I guess I should be grateful. Thanks, y'all, for taking the time to help me. Thanks, lady, for saving my website from showing everyone how incapable and pathetic I am.

So... yeah.

The funny part of the whole thing -- the thing that made me decide to burn my pile of worries and just move on -- was that after all that (and after I wrote her with admirabe curse-word restraint,) she wrote me again and sent me the link to her own web journal.

I went and read it. It was brilliant. I'm redesigning my link page, and her URL is going right on the top.

Just kidding. Or am I? If she had the nerve to insult me and THEN send me her URL, you gotta figure her site must be pretty goddamned good, right?

Haw, haw.
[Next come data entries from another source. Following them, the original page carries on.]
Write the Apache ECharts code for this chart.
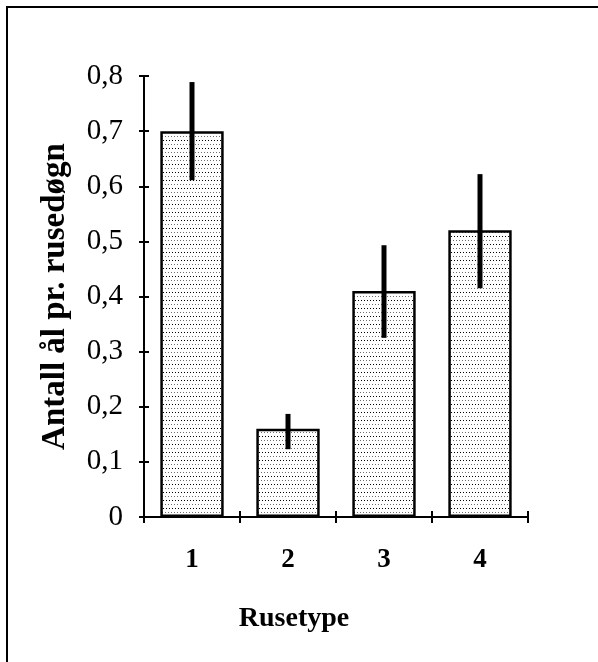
<!DOCTYPE html>
<html>
<head>
<meta charset="utf-8">
<script src="https://cdn.jsdelivr.net/npm/echarts@6/dist/echarts.min.js"></script>
<style>
  html, body { margin: 0; padding: 0; background: #fff; }
  #chart { width: 598px; height: 662px; }
</style>
</head>
<body>
<div id="chart"></div>
<script>
// Mean number of eels per trap-day for each trap type, with error bars
const categories = ['1', '2', '3', '4'];
const means = [0.70, 0.16, 0.41, 0.52];
const errLow = [0.611, 0.123, 0.325, 0.415];
const errHigh = [0.789, 0.187, 0.493, 0.622];
const yTicks = [0, 0.1, 0.2, 0.3, 0.4, 0.5, 0.6, 0.7, 0.8];

const FONT = '"Liberation Serif", "Times New Roman", serif';

// Dotted fill, like a classic stipple pattern
function stipple() {
  const c = document.createElement('canvas');
  c.width = 3; c.height = 8;
  const g = c.getContext('2d');
  g.fillStyle = '#ffffff';
  g.fillRect(0, 0, 3, 8);
  g.fillStyle = '#6e6e6e';
  g.fillRect(0, 0, 1, 1);
  g.fillStyle = '#000000';
  g.fillRect(1, 4, 1, 1);
  return c;
}

const chart = echarts.init(document.getElementById('chart'), null, { renderer: 'canvas' });

const errData = categories.map((c, i) => [i, errLow[i], errHigh[i]]);

const fmt = v => (v === 0 ? '0' : v.toFixed(1).replace('.', ','));

const option = {
  animation: false,
  backgroundColor: '#ffffff',
  grid: { left: 144, right: 70, top: 76, bottom: 145, containLabel: false },
  graphic: [{
    type: 'rect',
    shape: { x: 7, y: 7, width: 700, height: 700 },
    style: { fill: 'none', stroke: '#000', lineWidth: 2 },
    silent: true
  }],
  xAxis: [{
    type: 'category',
    data: categories,
    boundaryGap: true,
    axisLine: { lineStyle: { color: '#000', width: 2 } },
    axisTick: { show: true, length: 6, lineStyle: { color: '#000', width: 2 } },
    axisLabel: { color: '#000', fontFamily: FONT, fontSize: 27, fontWeight: 'bold', margin: 30 },
    name: 'Rusetype',
    nameLocation: 'middle',
    nameGap: 88,
    nameTextStyle: { color: '#000', fontFamily: FONT, fontSize: 28, fontWeight: 'bold', padding: [0, 84, 0, 0] }
  }, {
    type: 'category',
    data: categories,
    position: 'bottom',
    boundaryGap: true,
    axisLine: { show: false },
    axisTick: { show: true, inside: true, length: 6, lineStyle: { color: '#000', width: 2 } },
    axisLabel: { show: false }
  }],
  yAxis: [{
    type: 'value',
    min: 0,
    max: 0.8,
    interval: 0.1,
    splitLine: { show: false },
    axisLine: { show: true, lineStyle: { color: '#000', width: 2 } },
    axisTick: { show: true, length: 5, lineStyle: { color: '#000', width: 2 } },
    axisLabel: { color: '#000', fontFamily: FONT, fontSize: 29, margin: 21, formatter: fmt },
    name: 'Antall ål pr. rusedøgn',
    nameLocation: 'middle',
    nameRotate: 90,
    nameGap: 72,
    nameTextStyle: { color: '#000', fontFamily: FONT, fontSize: 33, fontWeight: 'bold' }
  }, {
    type: 'value',
    min: 0,
    max: 0.8,
    interval: 0.1,
    position: 'left',
    splitLine: { show: false },
    axisLine: { show: false },
    axisTick: { show: true, inside: true, length: 5, lineStyle: { color: '#000', width: 2 } },
    axisLabel: { show: false }
  }],
  series: [{
    type: 'bar',
    data: means,
    barWidth: '66%',
    itemStyle: {
      color: { image: stipple(), repeat: 'repeat' },
      borderColor: '#000',
      borderWidth: 2.5
    }
  }, {
    type: 'custom',
    data: errData,
    z: 10,
    renderItem: function (params, api) {
      const x = api.value(0);
      const lo = api.coord([x, api.value(1)]);
      const hi = api.coord([x, api.value(2)]);
      return {
        type: 'line',
        shape: { x1: lo[0], y1: lo[1], x2: hi[0], y2: hi[1] },
        style: { stroke: '#000', lineWidth: 5 }
      };
    }
  }]
};

chart.setOption(option);
</script>
</body>
</html>
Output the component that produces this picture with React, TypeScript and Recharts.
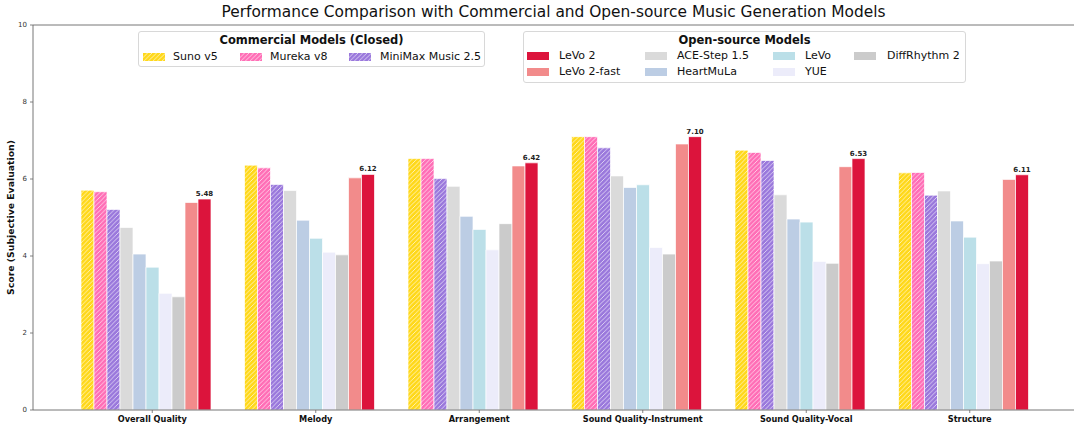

So, anyway... I'm just gonna stick to selling things. That way there's no shame, no ethical dilemma, and no hate mail. Unless, of course, the crack I sell isn't of the very best quality. In that case, I'd expect that people might complain.

Just kidding again. Ha, ha, ha, I'm so freaking funny! Damn, I amuse myself when I'm down. I bring myself right back up again, you see.

"I'm training my kids not to talk to strangers... Yes, I know my kids aren't standing here. But it helps for you not to talk to me, anyway. You understand, don't you? Shh... shh... of course you do. Goodbye."